• _Short problem_: Quote the records in full and leave their pictures out.

** begin Input **

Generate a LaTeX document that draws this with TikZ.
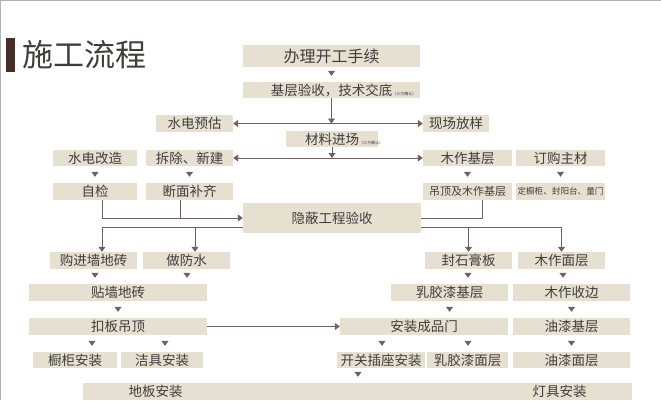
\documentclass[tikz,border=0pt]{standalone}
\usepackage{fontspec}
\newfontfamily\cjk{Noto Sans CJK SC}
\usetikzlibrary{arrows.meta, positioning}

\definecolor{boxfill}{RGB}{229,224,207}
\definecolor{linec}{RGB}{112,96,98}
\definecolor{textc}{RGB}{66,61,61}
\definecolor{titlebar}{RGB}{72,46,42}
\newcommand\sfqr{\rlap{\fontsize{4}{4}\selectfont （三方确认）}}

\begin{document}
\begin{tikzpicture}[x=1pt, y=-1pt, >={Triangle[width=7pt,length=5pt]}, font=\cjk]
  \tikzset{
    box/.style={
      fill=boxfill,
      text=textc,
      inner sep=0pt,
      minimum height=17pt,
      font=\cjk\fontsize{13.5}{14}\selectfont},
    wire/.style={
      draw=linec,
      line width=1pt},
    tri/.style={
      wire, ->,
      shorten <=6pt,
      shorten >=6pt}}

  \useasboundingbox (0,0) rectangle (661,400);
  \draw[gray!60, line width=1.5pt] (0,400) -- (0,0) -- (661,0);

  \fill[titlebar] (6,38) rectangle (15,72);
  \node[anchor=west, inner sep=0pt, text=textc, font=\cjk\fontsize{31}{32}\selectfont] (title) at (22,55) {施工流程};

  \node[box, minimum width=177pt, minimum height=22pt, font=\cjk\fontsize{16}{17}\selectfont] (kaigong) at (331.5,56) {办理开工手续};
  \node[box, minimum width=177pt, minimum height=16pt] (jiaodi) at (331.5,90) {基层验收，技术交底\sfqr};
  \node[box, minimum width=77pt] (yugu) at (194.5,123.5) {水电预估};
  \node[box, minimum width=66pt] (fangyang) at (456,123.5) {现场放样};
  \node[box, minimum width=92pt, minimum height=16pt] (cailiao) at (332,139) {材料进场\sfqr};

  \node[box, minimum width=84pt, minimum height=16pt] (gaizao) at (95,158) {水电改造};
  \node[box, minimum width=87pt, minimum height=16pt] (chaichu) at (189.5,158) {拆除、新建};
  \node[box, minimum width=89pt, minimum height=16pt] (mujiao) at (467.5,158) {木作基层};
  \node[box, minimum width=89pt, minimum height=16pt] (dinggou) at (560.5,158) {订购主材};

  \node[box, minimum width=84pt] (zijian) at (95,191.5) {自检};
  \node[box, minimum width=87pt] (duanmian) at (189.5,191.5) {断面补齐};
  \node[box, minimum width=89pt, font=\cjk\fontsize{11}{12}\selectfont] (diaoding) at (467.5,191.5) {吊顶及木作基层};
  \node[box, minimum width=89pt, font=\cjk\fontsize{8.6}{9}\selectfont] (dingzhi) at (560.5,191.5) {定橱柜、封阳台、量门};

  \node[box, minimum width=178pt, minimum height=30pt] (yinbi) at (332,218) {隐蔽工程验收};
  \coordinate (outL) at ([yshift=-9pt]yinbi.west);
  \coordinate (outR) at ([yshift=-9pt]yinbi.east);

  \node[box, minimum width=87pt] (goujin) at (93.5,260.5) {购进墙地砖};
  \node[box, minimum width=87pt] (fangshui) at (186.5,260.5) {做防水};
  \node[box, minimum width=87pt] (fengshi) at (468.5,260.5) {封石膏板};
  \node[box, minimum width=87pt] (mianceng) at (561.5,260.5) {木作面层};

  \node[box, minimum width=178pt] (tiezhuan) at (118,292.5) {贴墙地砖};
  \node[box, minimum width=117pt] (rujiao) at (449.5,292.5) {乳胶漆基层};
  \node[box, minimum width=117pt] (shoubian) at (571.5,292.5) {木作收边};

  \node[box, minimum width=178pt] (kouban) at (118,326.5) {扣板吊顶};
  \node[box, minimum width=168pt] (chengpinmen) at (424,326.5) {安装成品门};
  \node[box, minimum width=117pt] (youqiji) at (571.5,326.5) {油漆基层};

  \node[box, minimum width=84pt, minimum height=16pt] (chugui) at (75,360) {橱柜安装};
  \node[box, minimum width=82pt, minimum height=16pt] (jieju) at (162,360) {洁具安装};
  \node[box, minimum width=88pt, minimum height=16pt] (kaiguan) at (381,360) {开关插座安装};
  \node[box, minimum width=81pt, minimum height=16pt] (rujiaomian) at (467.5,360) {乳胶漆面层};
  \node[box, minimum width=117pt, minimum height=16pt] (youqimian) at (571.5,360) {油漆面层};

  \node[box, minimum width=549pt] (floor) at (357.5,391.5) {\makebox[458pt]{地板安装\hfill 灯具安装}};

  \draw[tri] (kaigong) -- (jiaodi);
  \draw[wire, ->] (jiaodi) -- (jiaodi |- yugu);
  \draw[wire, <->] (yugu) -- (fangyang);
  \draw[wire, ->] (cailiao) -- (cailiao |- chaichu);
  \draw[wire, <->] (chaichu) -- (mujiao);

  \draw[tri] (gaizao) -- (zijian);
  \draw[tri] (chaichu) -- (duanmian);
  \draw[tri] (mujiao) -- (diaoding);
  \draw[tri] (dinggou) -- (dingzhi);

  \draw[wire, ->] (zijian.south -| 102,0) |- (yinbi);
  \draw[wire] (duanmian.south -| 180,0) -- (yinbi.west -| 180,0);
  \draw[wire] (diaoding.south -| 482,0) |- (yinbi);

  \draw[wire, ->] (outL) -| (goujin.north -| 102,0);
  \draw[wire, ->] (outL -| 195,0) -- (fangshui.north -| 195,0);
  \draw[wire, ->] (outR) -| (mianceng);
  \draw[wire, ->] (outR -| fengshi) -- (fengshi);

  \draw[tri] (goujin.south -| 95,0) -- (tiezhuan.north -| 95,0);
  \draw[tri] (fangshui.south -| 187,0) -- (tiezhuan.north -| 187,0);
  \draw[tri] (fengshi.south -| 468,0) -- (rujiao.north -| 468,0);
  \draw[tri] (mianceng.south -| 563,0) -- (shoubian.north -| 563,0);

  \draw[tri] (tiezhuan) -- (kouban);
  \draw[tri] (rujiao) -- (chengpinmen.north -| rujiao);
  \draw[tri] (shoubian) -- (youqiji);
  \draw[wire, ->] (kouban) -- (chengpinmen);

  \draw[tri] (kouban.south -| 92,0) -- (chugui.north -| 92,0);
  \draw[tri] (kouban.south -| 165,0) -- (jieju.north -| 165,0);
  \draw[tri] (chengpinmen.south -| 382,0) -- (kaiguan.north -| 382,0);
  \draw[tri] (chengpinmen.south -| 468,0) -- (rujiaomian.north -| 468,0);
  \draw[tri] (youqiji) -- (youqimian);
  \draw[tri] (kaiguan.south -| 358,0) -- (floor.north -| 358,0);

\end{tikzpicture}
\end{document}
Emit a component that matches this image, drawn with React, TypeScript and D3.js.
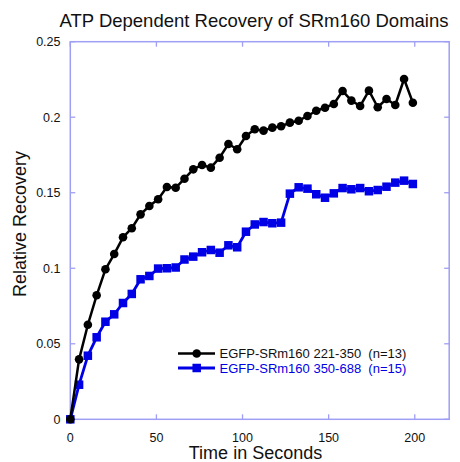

** end Input **

• _Final result_:
Generate a LaTeX document that draws this with TikZ.
\documentclass[tikz,border=0pt]{standalone}
\usepackage{fontspec}
\newfontfamily\cjk{Noto Sans CJK SC}
\usetikzlibrary{arrows.meta, positioning}

\definecolor{boxfill}{RGB}{229,224,207}
\definecolor{linec}{RGB}{112,96,98}
\definecolor{textc}{RGB}{66,61,61}
\definecolor{titlebar}{RGB}{72,46,42}
\newcommand\sfqr{\rlap{\fontsize{4}{4}\selectfont （三方确认）}}

\begin{document}
\begin{tikzpicture}[x=1pt, y=-1pt, >={Triangle[width=7pt,length=5pt]}, font=\cjk]
  \tikzset{
    box/.style={
      fill=boxfill,
      text=textc,
      inner sep=0pt,
      minimum height=17pt,
      font=\cjk\fontsize{13.5}{14}\selectfont},
    wire/.style={
      draw=linec,
      line width=1pt},
    tri/.style={
      wire, ->,
      shorten <=6pt,
      shorten >=6pt}}

  \useasboundingbox (0,0) rectangle (661,400);
  \draw[gray!60, line width=1.5pt] (0,400) -- (0,0) -- (661,0);

  \fill[titlebar] (6,38) rectangle (15,72);
  \node[anchor=west, inner sep=0pt, text=textc, font=\cjk\fontsize{31}{32}\selectfont] (title) at (22,55) {施工流程};

  \node[box, minimum width=177pt, minimum height=22pt, font=\cjk\fontsize{16}{17}\selectfont] (kaigong) at (331.5,56) {办理开工手续};
  \node[box, minimum width=177pt, minimum height=16pt] (jiaodi) at (331.5,90) {基层验收，技术交底\sfqr};
  \node[box, minimum width=77pt] (yugu) at (194.5,123.5) {水电预估};
  \node[box, minimum width=66pt] (fangyang) at (456,123.5) {现场放样};
  \node[box, minimum width=92pt, minimum height=16pt] (cailiao) at (332,139) {材料进场\sfqr};

  \node[box, minimum width=84pt, minimum height=16pt] (gaizao) at (95,158) {水电改造};
  \node[box, minimum width=87pt, minimum height=16pt] (chaichu) at (189.5,158) {拆除、新建};
  \node[box, minimum width=89pt, minimum height=16pt] (mujiao) at (467.5,158) {木作基层};
  \node[box, minimum width=89pt, minimum height=16pt] (dinggou) at (560.5,158) {订购主材};

  \node[box, minimum width=84pt] (zijian) at (95,191.5) {自检};
  \node[box, minimum width=87pt] (duanmian) at (189.5,191.5) {断面补齐};
  \node[box, minimum width=89pt, font=\cjk\fontsize{11}{12}\selectfont] (diaoding) at (467.5,191.5) {吊顶及木作基层};
  \node[box, minimum width=89pt, font=\cjk\fontsize{8.6}{9}\selectfont] (dingzhi) at (560.5,191.5) {定橱柜、封阳台、量门};

  \node[box, minimum width=178pt, minimum height=30pt] (yinbi) at (332,218) {隐蔽工程验收};
  \coordinate (outL) at ([yshift=-9pt]yinbi.west);
  \coordinate (outR) at ([yshift=-9pt]yinbi.east);

  \node[box, minimum width=87pt] (goujin) at (93.5,260.5) {购进墙地砖};
  \node[box, minimum width=87pt] (fangshui) at (186.5,260.5) {做防水};
  \node[box, minimum width=87pt] (fengshi) at (468.5,260.5) {封石膏板};
  \node[box, minimum width=87pt] (mianceng) at (561.5,260.5) {木作面层};

  \node[box, minimum width=178pt] (tiezhuan) at (118,292.5) {贴墙地砖};
  \node[box, minimum width=117pt] (rujiao) at (449.5,292.5) {乳胶漆基层};
  \node[box, minimum width=117pt] (shoubian) at (571.5,292.5) {木作收边};

  \node[box, minimum width=178pt] (kouban) at (118,326.5) {扣板吊顶};
  \node[box, minimum width=168pt] (chengpinmen) at (424,326.5) {安装成品门};
  \node[box, minimum width=117pt] (youqiji) at (571.5,326.5) {油漆基层};

  \node[box, minimum width=84pt, minimum height=16pt] (chugui) at (75,360) {橱柜安装};
  \node[box, minimum width=82pt, minimum height=16pt] (jieju) at (162,360) {洁具安装};
  \node[box, minimum width=88pt, minimum height=16pt] (kaiguan) at (381,360) {开关插座安装};
  \node[box, minimum width=81pt, minimum height=16pt] (rujiaomian) at (467.5,360) {乳胶漆面层};
  \node[box, minimum width=117pt, minimum height=16pt] (youqimian) at (571.5,360) {油漆面层};

  \node[box, minimum width=549pt] (floor) at (357.5,391.5) {\makebox[458pt]{地板安装\hfill 灯具安装}};

  \draw[tri] (kaigong) -- (jiaodi);
  \draw[wire, ->] (jiaodi) -- (jiaodi |- yugu);
  \draw[wire, <->] (yugu) -- (fangyang);
  \draw[wire, ->] (cailiao) -- (cailiao |- chaichu);
  \draw[wire, <->] (chaichu) -- (mujiao);

  \draw[tri] (gaizao) -- (zijian);
  \draw[tri] (chaichu) -- (duanmian);
  \draw[tri] (mujiao) -- (diaoding);
  \draw[tri] (dinggou) -- (dingzhi);

  \draw[wire, ->] (zijian.south -| 102,0) |- (yinbi);
  \draw[wire] (duanmian.south -| 180,0) -- (yinbi.west -| 180,0);
  \draw[wire] (diaoding.south -| 482,0) |- (yinbi);

  \draw[wire, ->] (outL) -| (goujin.north -| 102,0);
  \draw[wire, ->] (outL -| 195,0) -- (fangshui.north -| 195,0);
  \draw[wire, ->] (outR) -| (mianceng);
  \draw[wire, ->] (outR -| fengshi) -- (fengshi);

  \draw[tri] (goujin.south -| 95,0) -- (tiezhuan.north -| 95,0);
  \draw[tri] (fangshui.south -| 187,0) -- (tiezhuan.north -| 187,0);
  \draw[tri] (fengshi.south -| 468,0) -- (rujiao.north -| 468,0);
  \draw[tri] (mianceng.south -| 563,0) -- (shoubian.north -| 563,0);

  \draw[tri] (tiezhuan) -- (kouban);
  \draw[tri] (rujiao) -- (chengpinmen.north -| rujiao);
  \draw[tri] (shoubian) -- (youqiji);
  \draw[wire, ->] (kouban) -- (chengpinmen);

  \draw[tri] (kouban.south -| 92,0) -- (chugui.north -| 92,0);
  \draw[tri] (kouban.south -| 165,0) -- (jieju.north -| 165,0);
  \draw[tri] (chengpinmen.south -| 382,0) -- (kaiguan.north -| 382,0);
  \draw[tri] (chengpinmen.south -| 468,0) -- (rujiaomian.north -| 468,0);
  \draw[tri] (youqiji) -- (youqimian);
  \draw[tri] (kaiguan.south -| 358,0) -- (floor.north -| 358,0);

\end{tikzpicture}
\end{document}
Emit a component that matches this image, drawn with React, TypeScript and D3.js.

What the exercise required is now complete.